As it became evident that the king meant to have his own way, in spite of Parliament or public opinion, and that his way was probably to turn the government over to the followers of the Church of Rome, the dissenters flocked to the aid of the Church of England. Much as Presbyterians, Baptists, Quakers, and other dissenting people disagreed with the English Established Church, they all felt that it was far preferable to the Church of Rome. They knew that King James was hand in glove with the Pope and with the French king, Louis XIV., and they could foresee that if their sovereign should have his way, the country might quickly return to the conditions of the reign of "Bloody Mary." So practically all Protestants now opposed King James's illegal Declaration of Indulgence. But William Penn did not; he said he still trusted the king, and published a pamphlet entitled "Good Advice to Roman Catholic and Protestant Dissenters," in which he supported the king, although he published the pamphlet anonymously. Then he traveled over the country, trying to induce people to agree with his view of James.

The king next tried to seize the universities of Oxford and Cambridge for the Catholics. He made over to them Christ Church College and University College at Oxford, and when there was a vacancy in the office of president of Magdalen College, he ordered the fellows to elect a Catholic.

The fellows refused, and the king's officers broke down the college doors, turned out the president whom the fellows had elected, the fellows themselves, and the students, and turned the place into a Papal seminary. At first Penn remonstrated with the king about this, but soon afterward he changed and advised the college to yield. Here Penn made a grievous mistake; no wonder people began to think that the former champion of religious liberty was no longer a Quaker at heart.

King James went on with his schemes. He was growing so bold that he tried to run all the counties and boroughs, and force people to choose his own favorites for their officers. Wherever he could he turned out the old officers and put in his Catholic friends. Then, in April, 1688, he made another blunder. He issued another Declaration of Indulgence very similar to his first one, and said that he would appoint no one to public office except those who would support him in maintaining this indulgence, and then ordered that this new law should be read on two successive Sundays by the clergymen in all the churches of England. He meant in this way to humiliate the Church of England. But James had now gone too far. Only a few clergymen read the new Declaration, and in most cases where they did, the people left the churches as soon as they heard the first words of it. Seven bishops petitioned the king not to enforce his order to have the act read, and King James had these seven tried for libel, and imprisoned them in the Tower of London while they were awaiting trial because they refused to give bail. This was what became famous as the Case of the Seven Bishops, and roused men all over England to the wildest pitch of indignation. Penn opposed this arrest of the seven bishops, but he still acted as a friend of the king and tried to plead his cause.

About the same time a son was born to the king and queen, and the English people thought this meant that the Catholics would secure control of the government for the next reign. They were determined that this should not be, and so they invited William, the Protestant Prince of Orange, and his wife Mary, the daughter of James II., to come and take the throne of England. William landed and took the crown with very little opposition. James, deserted by his court, his army, and his navy, threw the Great Seal of England into the river Thames, and fled to France, where he lived the remainder of his days in a palace given to him by Louis XIV.

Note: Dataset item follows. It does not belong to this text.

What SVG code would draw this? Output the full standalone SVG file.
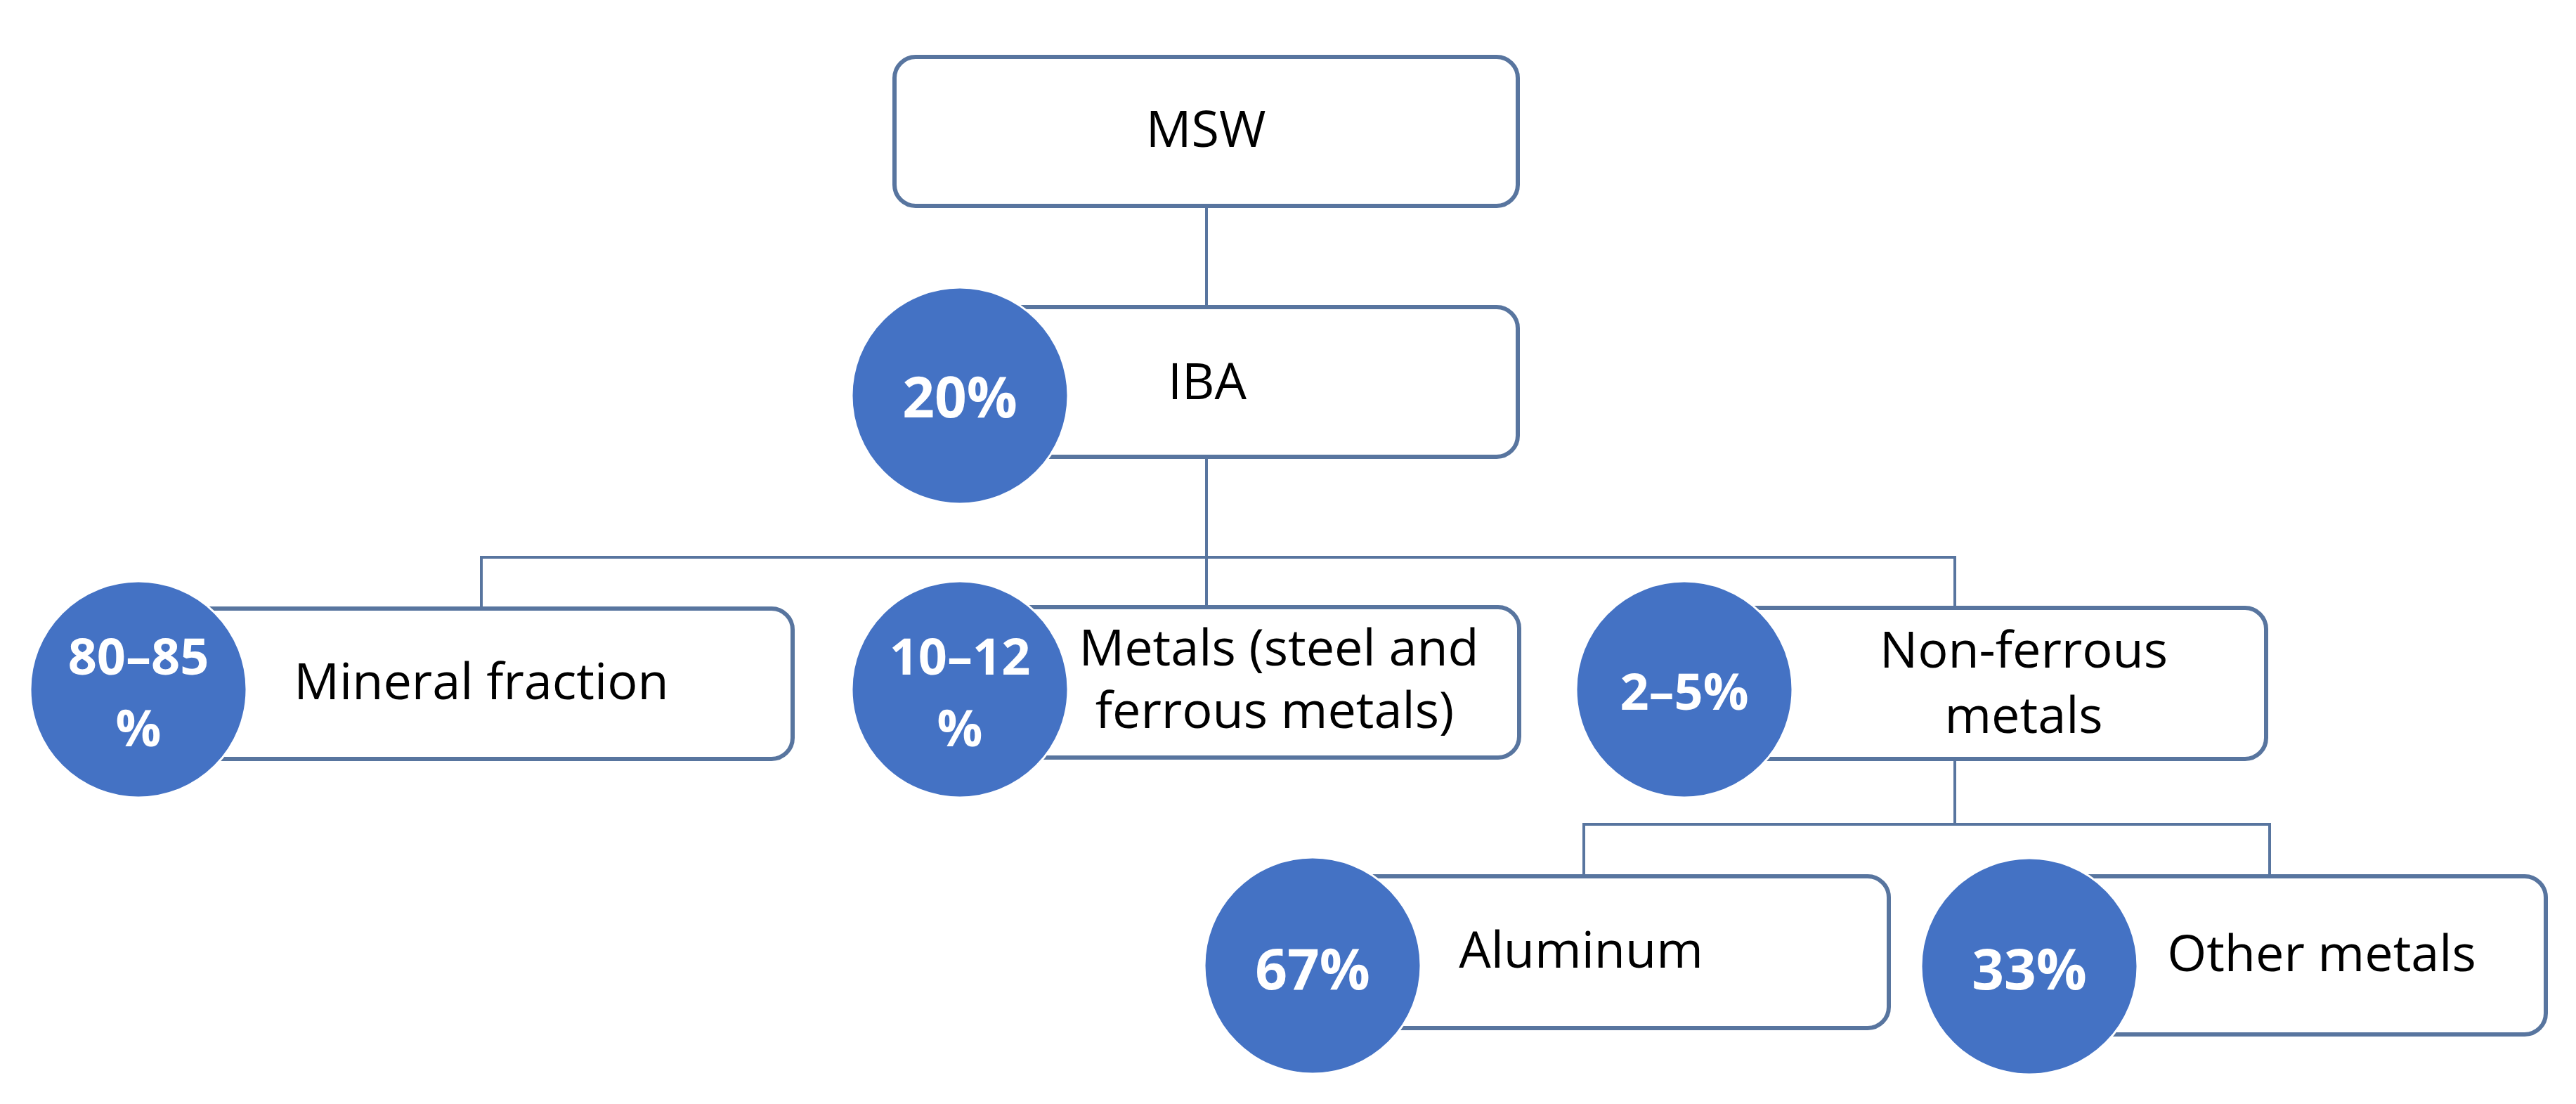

England was now in a much better way. The country had an honest king and queen who shortly proclaimed a religious liberty that was sincere. But Penn was under a cloud of suspicion. Men said that King James had sent him to William of Orange earlier to induce William to side with him in his Declaration of Indulgence, and men knew now that he was the author of that pamphlet "Good Advice to Roman Catholic and Protestant Dissenters" that had attempted to justify King James. Some of Penn's friends urged him to clear himself of the charges that were being spread concerning him. They told him that his own consciousness of innocence was giving him too great a contempt for the slanders and gossip that were rife about him. But in reply Penn only protested his friendship for James and his belief in the king's fairness, although it had become plain to the rest of the world that James was an unscrupulous deceiver.

His final reason for his unwavering support of James lay in these words of his: "To this let me add the relation my father had to this king's service, his particular favor in getting me released out of the Tower of London in 1669, my father's humble request to him upon his death-bed to protect me from the inconveniences and troubles my persuasion" [creed] "might expose me to, and his friendly promise to do it and exact performance of it from the moment I addressed myself to him; I say when all this is considered, anybody that has the least pretence to good nature, gratitude, or generosity, must needs know how to interpret my access to the king."

And that was probably the true explanation of William Penn's devotion to an unjust king,—his gratitude to a man who had been the friend of both his father and himself. That same strong trait of friendship was shown time and again in Penn's dealings with agents in Pennsylvania who, relying on his friendship, deceived him. It was, perhaps, a noble trait; but it placed this Quaker leader, a man who had fought so long and so earnestly to secure religious freedom in England, in the curious position of friend and supporter of a sovereign who had been doing his best to suppress liberty of religion. It is small wonder that many people in England failed to understand Penn's attitude; and small wonder that, when William and Mary came to the throne, Penn stood in a discredited and very difficult position.